The Chandra team has had many years of experience creating descriptions of visualizations that were verified by astrophysics experts. However, the nature and complexity of the Chandra images, including those combined with data from other telescopes, provided additional challenges to usefully portray them for people who are blind or have low vision. In consultation with an audio description consumer and writer who is also blind, it was clear that a unique approach was required to best serve those communities. The project members went through layers of experimentation and revision to refine several elements for this project.

For example, in describing the world around us, there is a shared lexicon of meaning for objects and spatial concepts. When describing images that result from data normally not visible to humans, specifically, and that describe sometimes esoteric or abstract processes, mainstream description techniques fell flat, according to our project research.

Two main issues became clear: First, simply describing the image as it appears, without its scientific meaning, was not helpful and was unsatisfying for audiences who are blind or low-vision.

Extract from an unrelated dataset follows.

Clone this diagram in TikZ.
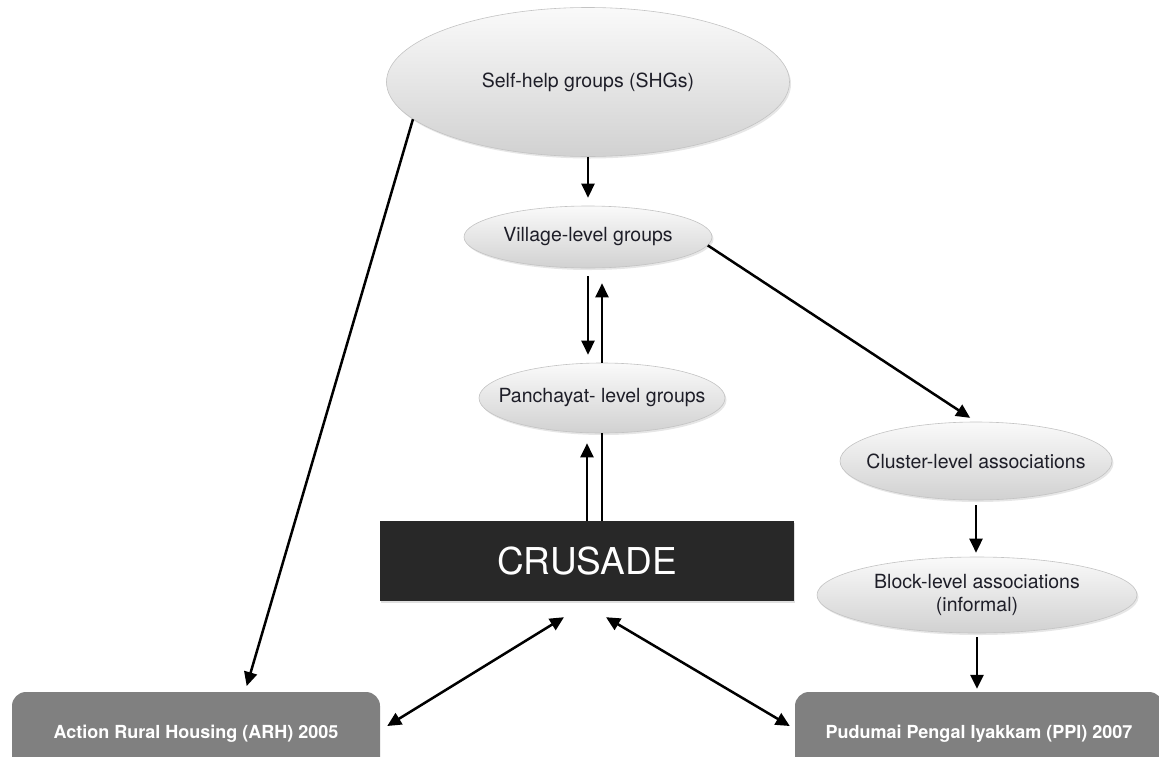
\documentclass[tikz,border=0pt]{standalone}
\usepackage{fontspec}
\setmainfont{TeX Gyre Heros}
\usepackage{tikz}
\usetikzlibrary{shapes,arrows.meta,positioning,calc,shadows}
\definecolor{darkbox}{RGB}{40,40,40}
\definecolor{midgray}{RGB}{128,128,128}
\definecolor{ovalline}{RGB}{195,195,195}
\definecolor{ovaltext}{RGB}{30,30,40}

\begin{document}
\begin{tikzpicture}[x=1pt,y=-1pt,
    oval/.style={ellipse, draw=ovalline, line width=0.6pt, top color=gray!4, bottom color=gray!36,
                 inner xsep=-60pt, inner ysep=-20pt, text=ovaltext, font=\fontsize{19.5}{23.5}\selectfont, align=center,
                 drop shadow={shadow xshift=1.5pt, shadow yshift=-2pt, opacity=0.2}},
    orgbox/.style={rectangle, rounded corners=14pt, fill=midgray, text=white,
                   font=\bfseries\fontsize{18}{21}\selectfont, minimum width=368pt, minimum height=84pt, inner sep=0pt},
    link/.style={line width=2.5pt, -{Triangle[length=14pt,width=13pt]}},
    biglink/.style={line width=2.5pt, {Triangle[length=14pt,width=13pt]}-{Triangle[length=14pt,width=13pt]}},
    plain/.style={line width=2.5pt}]

\useasboundingbox (0,0) rectangle (1159,756);

% groups
\node[oval, minimum width=403pt, minimum height=149pt] (shg) at (588,82) {Self-help groups (SHGs)};
\node[oval, minimum width=248pt, minimum height=62pt] (village) at (588,237) {Village-level groups};
\node[oval, minimum width=246pt, minimum height=70pt] (pan) at (602,398) {Panchayat- level groups};
\node[oval, minimum width=272pt, minimum height=78pt] (cluster) at (976,461) {Cluster-level associations};
\node[oval, minimum width=320pt, minimum height=76pt] (block) at (977,595) {Block-level associations\\(informal)};

% organisations
\node[rectangle, fill=darkbox, text=white, minimum width=414pt, minimum height=80pt,
      font=\fontsize{37}{40}\selectfont, drop shadow={shadow xshift=1pt, shadow yshift=-2pt, opacity=0.25}]
      (crusade) at (587,561) {CRUSADE};
\node[orgbox] (arh) at (196,734) {Action Rural Housing (ARH) 2005};
\node[orgbox] (ppi) at (979,734) {Pudumai Pengal Iyakkam (PPI) 2007};

% links
\draw[link, shorten >=8pt] (shg.south) -- (village.north);
\draw[link, shorten <=8pt, shorten >=8pt] (village.south) -- (village.south |- pan.north);
\draw[link, shorten >=15pt] (pan.north) -- (pan.north |- village.south);
\draw[link, shorten >=10pt] (crusade.north) -- (crusade.north |- pan.south);
\draw[plain] (crusade.north -| pan.south) -- (pan.south);
\draw[link, shorten >=7pt] (village.-4) -- (cluster.north);
\draw[link, shorten <=5pt, shorten >=4pt] (cluster.south) -- (cluster.south |- block.north);
\draw[link, shorten <=4pt, shorten >=3pt] (block.south) -- (block.south |- ppi.north);
\draw[link, shorten >=6pt] (shg.192) -- ($(arh.north)+(49,0)$);
\draw[biglink] ($(arh.east)+(7,-8)$) -- ($(crusade.south)+(-23,16)$);
\draw[biglink] ($(ppi.west)+(-5,-8)$) -- ($(crusade.south)+(19,16)$);

\end{tikzpicture}
\end{document}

A more useful approach resulted from integrating Chandra’s verbal explanations of the scientific phenomena along with descriptions of what the visual viewer was seeing in the presented image. Typically, descriptions can exist alongside, but be displayed separately, from the scientific narrative. In order to be comprehensible to someone experiencing the image without sight, however, the visual description and explanation has to be integrated in a unique way.

Second, style is extremely important. For a non-scientist, these data can be dense, rich, complicated, abstract, or, in short, challenging to comprehend. Pairing this kind of information with visual description complicates the process further. In consultation over several images, we developed a writing style with short sentences, numerous commas, and frequent use of proper nouns. This style helps by delivering ideas in discrete packages that are easier for listeners to parse. Relatively small changes such as minimizing use of the word “it” and replacing it with the proper name of the object freed the user’s mind from focusing on the meaning of the sentence itself, enabling more concentration on understanding the concepts being discussed. Likewise, shorter sentences with built-in pauses created by commas helps the mind have time to take in what is being presented. Such changes can also help search engine optimization (SEO) results for websites.

Since we began implementing these visual descriptions in Chandra Communications releases, we have continued to survey the results among the audiences we are trying to reach. We have presented the project at numerous community events, particularly for participants who are blind or low vision, with highly positive feedback. As we learn more about the needs and wants of these communities, we will adapt further to refine our best practices. Moreover, we have begun to share what we have learned with other NASA and astronomy communications professional groups and are developing a “master class” workshop to help other groups apply these techniques for their own programs. There is a keen interest throughout the field to be more responsive to what have traditionally been underserved audiences. We are excited that Chandra is helping to address some of those needs and provide new paths to communication and engagement.

Examples

  1. Cat’s Eye sonification
    The Cat’s Eye video features a static image of an ethereal shape surrounded by concentric circles. The shape is the Cat’s Eye nebula, a huge cloud of gas and dust blown off of a dying star. The concentric circles are bubbles expelled by the star over time. The dust cloud resembles a translucent pastry pulled to golden yellow points near our upper right and lower left, with a blob of bright purple jelly inside the bulbous pale blue core. The jelly-like center represents X-ray data from Chandra.

    The outer cloud and translucent circles represent visible light data from the Hubble Space Telescope. As the video unfolds, a white line emanating from the center of the nebula scans the image in a circle, like the second hand on a clock, or the radial arm on a radar screen. The more of the nebula that’s in its path, the richer the accompanying sound. Light that is farther from the core has a higher pitch than light that is close to the core. X-rays are represented by a harsher sound, while visible light data sound smoother. The concentric circles create a constant hum interrupted by a few sounds from spokes in the data. Additional videos feature Cat’s Eye images and audio from separated X-ray and optical data sets.
  2. V404 Cygni image
    This composite image features a series of incomplete concentric rings in a black field dotted with gleaming white, yellow, and golden stars. The giant rings are light echoes, a phenomenon similar to echoes from sound waves bouncing off of hard surfaces. These light echoes were produced when X-rays burst from gas near a black hole at the center of the image and bounced off of cosmic dust clouds. Black holes themselves, like this one in the V404 Cygni binary system, are invisible.

    Here, the X-rays are rendered as hazy neon blue rings. The smallest, near the center, is the brightest and the most substantial. The remaining concentric rings are somewhat wispier, but are much larger, and extend beyond the edges of the image. These rings are not clearly defined like the clean ridges on a record album. Instead, they appear vague and blurred, resembling curving tire marks left in wet snow. The rings are incomplete, with gaps at our upper right, and upper left. A string of gaps appears in a horizontal line across the middle of the image, as if portions of the neon blue X-ray rings were removed with a straight swipe of an eraser. These gaps show the edges of Chandra's field of view during the observations, or the sections of the field Chandra did not observe.